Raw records
★ ★ ★

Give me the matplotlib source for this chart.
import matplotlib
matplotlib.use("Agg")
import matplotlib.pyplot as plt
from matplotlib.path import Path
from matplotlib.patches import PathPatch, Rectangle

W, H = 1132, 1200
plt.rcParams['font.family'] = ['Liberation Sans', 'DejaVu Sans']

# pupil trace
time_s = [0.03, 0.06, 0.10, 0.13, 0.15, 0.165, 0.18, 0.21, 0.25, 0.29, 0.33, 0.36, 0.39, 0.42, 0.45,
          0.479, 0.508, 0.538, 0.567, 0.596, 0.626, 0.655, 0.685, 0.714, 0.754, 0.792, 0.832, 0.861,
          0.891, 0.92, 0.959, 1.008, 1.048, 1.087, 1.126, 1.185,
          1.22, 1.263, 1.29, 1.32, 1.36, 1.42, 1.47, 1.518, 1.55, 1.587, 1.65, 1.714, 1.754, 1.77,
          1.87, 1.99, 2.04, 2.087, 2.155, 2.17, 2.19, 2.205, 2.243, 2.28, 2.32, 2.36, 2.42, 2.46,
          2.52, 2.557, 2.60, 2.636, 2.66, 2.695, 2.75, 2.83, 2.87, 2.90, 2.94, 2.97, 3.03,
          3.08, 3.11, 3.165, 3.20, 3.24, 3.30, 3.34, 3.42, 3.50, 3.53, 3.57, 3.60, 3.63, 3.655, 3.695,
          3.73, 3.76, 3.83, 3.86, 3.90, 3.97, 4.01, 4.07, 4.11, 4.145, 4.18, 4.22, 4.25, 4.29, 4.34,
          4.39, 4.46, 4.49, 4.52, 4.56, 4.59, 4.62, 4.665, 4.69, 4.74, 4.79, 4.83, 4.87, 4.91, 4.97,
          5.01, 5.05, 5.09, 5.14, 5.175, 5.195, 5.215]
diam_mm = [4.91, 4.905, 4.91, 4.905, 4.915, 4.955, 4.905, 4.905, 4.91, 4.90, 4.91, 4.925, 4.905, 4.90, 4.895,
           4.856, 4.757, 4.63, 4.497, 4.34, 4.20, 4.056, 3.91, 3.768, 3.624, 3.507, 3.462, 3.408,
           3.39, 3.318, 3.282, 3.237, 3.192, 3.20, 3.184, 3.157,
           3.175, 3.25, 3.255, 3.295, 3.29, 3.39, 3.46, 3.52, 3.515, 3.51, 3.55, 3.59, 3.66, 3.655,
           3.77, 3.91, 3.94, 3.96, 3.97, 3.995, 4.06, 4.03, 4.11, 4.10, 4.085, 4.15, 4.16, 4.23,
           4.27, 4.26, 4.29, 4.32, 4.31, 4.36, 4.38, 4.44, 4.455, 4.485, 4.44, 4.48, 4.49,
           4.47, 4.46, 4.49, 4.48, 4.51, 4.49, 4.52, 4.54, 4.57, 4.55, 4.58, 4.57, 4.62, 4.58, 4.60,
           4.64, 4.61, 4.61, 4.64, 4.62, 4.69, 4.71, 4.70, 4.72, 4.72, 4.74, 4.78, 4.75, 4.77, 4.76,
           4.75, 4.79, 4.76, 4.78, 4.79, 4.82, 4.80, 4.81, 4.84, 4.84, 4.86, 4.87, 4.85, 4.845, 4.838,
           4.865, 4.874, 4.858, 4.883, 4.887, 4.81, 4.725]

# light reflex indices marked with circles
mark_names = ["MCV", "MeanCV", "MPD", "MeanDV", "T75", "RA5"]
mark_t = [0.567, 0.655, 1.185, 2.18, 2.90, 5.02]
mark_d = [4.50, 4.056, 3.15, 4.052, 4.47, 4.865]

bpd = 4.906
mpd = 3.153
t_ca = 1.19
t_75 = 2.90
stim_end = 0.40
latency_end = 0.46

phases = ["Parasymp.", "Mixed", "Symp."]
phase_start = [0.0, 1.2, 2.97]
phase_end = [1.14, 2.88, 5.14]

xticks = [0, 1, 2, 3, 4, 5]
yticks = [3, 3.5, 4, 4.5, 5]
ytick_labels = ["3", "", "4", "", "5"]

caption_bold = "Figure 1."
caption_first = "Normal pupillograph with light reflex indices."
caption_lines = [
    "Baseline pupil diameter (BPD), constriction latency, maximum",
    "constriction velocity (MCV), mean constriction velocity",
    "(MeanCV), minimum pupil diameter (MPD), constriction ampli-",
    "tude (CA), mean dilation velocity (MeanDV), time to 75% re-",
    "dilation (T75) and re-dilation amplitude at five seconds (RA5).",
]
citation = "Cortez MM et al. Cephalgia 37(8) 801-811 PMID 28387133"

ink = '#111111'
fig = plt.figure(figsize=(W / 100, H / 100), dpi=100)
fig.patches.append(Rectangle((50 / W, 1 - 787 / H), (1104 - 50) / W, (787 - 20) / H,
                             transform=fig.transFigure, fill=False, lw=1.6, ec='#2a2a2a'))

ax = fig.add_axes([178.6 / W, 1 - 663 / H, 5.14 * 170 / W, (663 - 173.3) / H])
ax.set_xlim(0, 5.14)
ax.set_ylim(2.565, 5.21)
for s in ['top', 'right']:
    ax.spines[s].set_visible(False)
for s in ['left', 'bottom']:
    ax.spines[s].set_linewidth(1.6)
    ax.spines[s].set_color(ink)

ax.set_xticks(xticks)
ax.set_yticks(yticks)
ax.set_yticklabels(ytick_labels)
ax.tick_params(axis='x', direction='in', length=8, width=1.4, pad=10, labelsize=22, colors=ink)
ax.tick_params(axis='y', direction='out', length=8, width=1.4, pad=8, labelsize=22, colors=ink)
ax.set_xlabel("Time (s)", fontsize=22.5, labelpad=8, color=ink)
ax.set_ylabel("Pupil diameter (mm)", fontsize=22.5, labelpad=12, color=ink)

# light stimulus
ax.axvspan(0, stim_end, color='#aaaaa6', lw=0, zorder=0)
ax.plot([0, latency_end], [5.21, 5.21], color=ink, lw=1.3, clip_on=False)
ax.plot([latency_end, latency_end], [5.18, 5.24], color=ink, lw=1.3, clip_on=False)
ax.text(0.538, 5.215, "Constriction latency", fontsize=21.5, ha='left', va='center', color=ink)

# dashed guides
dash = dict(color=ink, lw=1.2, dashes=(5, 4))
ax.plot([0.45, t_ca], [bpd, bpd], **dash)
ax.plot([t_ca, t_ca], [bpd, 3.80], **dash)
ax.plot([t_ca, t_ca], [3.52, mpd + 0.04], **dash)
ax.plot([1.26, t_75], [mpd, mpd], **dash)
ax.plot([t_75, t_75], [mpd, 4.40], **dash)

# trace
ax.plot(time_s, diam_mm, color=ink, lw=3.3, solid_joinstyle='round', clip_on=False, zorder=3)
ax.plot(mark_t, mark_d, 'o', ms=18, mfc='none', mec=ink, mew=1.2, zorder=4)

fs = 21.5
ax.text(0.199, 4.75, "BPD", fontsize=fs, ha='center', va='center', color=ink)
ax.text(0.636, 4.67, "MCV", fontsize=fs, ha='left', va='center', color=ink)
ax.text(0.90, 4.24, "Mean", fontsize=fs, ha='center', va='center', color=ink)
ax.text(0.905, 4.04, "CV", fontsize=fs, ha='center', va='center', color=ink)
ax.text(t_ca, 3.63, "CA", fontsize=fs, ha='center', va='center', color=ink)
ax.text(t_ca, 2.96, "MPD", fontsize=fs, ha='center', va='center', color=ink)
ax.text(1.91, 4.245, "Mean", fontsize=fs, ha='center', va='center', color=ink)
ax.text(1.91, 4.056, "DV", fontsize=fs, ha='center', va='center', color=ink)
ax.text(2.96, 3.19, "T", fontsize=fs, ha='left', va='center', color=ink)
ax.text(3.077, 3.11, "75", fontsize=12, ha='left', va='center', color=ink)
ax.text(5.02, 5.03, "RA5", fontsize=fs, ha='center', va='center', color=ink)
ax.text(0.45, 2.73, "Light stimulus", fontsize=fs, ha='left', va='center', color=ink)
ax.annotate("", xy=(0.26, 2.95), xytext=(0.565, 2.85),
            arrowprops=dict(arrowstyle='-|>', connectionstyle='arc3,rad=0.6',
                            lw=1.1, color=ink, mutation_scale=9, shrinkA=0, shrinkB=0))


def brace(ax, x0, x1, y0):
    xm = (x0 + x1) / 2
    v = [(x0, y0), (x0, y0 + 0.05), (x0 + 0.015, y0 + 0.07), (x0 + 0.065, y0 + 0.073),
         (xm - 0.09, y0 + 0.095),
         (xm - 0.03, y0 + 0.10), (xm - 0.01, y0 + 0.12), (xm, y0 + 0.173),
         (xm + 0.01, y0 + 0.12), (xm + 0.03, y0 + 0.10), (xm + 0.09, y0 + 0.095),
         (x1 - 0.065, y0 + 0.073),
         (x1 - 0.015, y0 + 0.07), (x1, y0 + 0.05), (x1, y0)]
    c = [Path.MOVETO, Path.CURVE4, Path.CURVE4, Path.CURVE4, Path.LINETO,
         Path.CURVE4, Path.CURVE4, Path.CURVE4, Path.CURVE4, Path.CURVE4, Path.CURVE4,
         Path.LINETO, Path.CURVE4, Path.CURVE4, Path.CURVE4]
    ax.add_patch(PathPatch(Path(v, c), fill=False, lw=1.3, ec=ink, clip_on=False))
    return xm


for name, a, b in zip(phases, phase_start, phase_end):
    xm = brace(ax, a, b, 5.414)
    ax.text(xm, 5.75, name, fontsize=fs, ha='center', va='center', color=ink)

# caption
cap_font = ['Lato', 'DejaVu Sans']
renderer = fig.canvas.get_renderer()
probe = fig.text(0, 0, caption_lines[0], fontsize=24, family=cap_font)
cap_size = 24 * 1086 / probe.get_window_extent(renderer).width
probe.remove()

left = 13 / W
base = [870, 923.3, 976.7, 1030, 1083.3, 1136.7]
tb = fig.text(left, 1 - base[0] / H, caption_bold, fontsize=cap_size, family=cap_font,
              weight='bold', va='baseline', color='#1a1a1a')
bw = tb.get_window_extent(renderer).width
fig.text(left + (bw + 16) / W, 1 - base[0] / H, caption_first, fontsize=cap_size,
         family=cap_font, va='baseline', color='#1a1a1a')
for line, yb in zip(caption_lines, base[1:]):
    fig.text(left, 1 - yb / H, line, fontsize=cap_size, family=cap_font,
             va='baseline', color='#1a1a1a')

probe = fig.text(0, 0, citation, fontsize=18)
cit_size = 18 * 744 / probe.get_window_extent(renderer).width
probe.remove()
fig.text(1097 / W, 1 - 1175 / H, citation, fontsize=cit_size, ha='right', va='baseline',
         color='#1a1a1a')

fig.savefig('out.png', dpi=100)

★ ★ ★

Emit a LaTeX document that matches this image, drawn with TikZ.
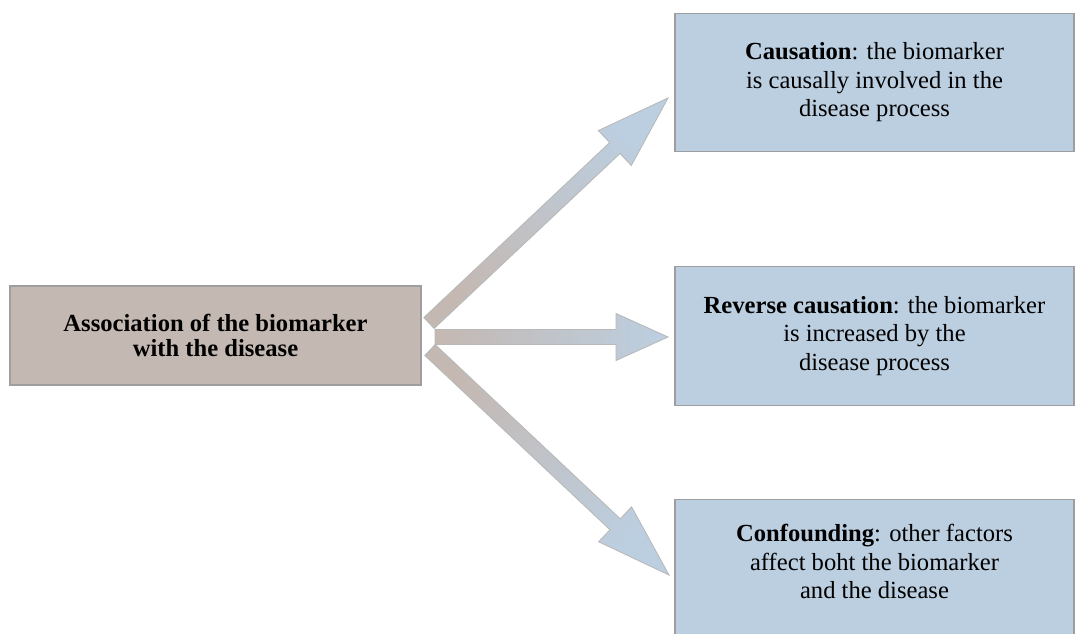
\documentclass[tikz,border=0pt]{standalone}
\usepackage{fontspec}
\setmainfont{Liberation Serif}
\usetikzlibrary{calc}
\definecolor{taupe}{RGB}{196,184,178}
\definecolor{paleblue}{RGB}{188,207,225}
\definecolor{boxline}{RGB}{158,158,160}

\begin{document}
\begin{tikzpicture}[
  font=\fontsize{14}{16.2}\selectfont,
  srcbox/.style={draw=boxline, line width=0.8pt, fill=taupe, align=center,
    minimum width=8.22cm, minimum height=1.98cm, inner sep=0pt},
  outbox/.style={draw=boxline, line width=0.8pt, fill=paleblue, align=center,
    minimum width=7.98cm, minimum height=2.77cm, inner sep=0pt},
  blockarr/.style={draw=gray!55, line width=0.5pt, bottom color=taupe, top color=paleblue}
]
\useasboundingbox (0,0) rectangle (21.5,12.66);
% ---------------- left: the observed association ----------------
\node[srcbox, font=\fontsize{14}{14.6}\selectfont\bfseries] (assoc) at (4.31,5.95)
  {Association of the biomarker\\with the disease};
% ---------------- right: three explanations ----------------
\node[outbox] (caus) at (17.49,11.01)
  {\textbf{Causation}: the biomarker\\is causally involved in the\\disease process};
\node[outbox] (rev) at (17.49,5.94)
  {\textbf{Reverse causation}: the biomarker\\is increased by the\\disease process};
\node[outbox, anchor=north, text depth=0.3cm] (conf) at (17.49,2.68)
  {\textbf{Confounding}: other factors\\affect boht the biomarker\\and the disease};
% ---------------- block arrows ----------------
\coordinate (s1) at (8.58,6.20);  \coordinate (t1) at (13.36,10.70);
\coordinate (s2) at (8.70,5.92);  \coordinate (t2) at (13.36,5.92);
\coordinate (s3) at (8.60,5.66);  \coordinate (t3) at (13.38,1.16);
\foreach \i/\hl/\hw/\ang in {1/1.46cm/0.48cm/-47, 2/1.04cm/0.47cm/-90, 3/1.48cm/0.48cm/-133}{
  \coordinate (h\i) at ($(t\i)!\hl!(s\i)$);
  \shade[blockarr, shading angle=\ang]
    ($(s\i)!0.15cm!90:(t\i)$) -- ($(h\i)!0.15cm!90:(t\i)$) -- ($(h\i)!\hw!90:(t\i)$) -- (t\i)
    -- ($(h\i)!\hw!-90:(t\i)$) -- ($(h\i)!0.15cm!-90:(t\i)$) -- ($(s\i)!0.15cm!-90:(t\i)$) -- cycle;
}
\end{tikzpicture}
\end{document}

★ ★ ★

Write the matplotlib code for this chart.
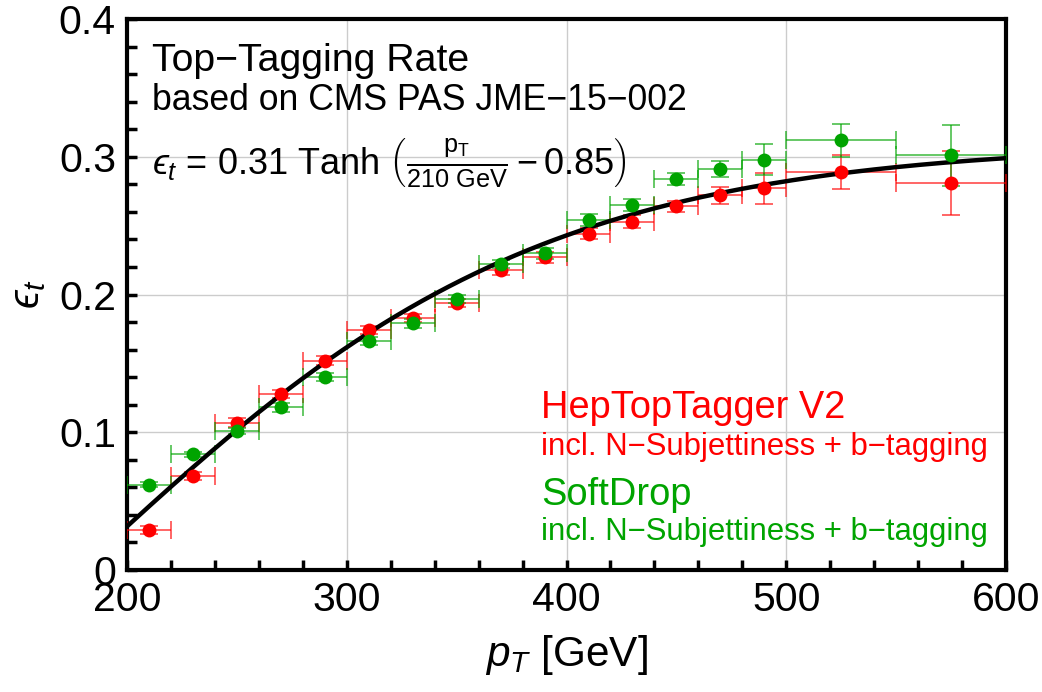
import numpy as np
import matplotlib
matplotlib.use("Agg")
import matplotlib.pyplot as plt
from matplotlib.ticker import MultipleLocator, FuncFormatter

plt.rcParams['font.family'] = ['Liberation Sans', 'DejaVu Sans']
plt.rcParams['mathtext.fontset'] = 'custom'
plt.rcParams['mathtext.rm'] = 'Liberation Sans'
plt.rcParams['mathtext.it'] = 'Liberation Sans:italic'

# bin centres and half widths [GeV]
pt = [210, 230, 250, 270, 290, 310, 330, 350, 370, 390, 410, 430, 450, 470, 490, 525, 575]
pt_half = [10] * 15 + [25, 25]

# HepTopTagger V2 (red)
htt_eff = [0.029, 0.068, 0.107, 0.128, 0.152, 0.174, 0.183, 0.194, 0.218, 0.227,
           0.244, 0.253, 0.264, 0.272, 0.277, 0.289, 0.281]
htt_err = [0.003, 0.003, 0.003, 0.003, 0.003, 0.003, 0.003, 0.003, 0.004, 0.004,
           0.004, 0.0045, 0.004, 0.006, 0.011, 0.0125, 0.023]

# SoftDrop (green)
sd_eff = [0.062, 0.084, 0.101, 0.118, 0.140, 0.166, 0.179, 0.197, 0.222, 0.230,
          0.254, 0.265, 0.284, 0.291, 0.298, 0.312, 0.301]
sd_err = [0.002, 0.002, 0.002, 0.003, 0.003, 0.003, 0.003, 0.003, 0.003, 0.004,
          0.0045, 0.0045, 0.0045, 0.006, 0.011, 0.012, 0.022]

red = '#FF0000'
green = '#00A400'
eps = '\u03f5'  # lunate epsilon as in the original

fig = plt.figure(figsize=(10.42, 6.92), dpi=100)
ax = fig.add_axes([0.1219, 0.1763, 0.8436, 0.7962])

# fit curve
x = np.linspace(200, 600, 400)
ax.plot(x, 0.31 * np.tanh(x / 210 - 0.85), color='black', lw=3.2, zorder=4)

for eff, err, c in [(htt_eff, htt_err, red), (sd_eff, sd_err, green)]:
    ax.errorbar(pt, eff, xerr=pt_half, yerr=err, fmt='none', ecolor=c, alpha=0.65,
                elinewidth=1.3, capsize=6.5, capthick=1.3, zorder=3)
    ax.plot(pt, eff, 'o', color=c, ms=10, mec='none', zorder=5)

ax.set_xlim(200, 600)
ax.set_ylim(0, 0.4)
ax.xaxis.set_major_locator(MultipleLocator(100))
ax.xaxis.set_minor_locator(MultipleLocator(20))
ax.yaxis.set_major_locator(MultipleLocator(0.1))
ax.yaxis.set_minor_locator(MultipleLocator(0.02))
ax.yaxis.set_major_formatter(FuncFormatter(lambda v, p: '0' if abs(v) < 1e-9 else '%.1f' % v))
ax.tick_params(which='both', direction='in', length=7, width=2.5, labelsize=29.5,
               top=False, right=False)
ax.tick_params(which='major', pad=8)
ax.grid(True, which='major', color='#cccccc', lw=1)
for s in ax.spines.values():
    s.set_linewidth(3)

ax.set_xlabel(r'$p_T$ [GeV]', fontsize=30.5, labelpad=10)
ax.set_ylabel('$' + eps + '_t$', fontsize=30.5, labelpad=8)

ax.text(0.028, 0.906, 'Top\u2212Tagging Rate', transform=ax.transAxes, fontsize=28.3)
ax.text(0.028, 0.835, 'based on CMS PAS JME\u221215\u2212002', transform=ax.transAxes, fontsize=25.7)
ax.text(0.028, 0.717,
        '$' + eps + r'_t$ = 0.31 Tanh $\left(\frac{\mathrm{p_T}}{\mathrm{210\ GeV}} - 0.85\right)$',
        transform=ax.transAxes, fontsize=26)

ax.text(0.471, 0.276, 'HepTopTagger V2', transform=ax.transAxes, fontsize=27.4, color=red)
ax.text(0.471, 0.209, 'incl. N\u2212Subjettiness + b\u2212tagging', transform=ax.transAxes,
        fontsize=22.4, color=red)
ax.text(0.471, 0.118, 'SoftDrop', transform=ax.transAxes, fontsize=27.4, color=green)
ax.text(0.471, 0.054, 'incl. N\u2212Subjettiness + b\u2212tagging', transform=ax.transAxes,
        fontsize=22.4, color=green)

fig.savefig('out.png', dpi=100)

★ ★ ★

Problem statement
Nothing but the lines from the one with "Write the matplotlib code for this chart." down to the one with "pt_half = [10] * 15 + [25, 25]" should be printed, both of them included. Leave out the pictures.

Final result
Write the matplotlib code for this chart.
import numpy as np
import matplotlib
matplotlib.use("Agg")
import matplotlib.pyplot as plt
from matplotlib.ticker import MultipleLocator, FuncFormatter

plt.rcParams['font.family'] = ['Liberation Sans', 'DejaVu Sans']
plt.rcParams['mathtext.fontset'] = 'custom'
plt.rcParams['mathtext.rm'] = 'Liberation Sans'
plt.rcParams['mathtext.it'] = 'Liberation Sans:italic'

# bin centres and half widths [GeV]
pt = [210, 230, 250, 270, 290, 310, 330, 350, 370, 390, 410, 430, 450, 470, 490, 525, 575]
pt_half = [10] * 15 + [25, 25]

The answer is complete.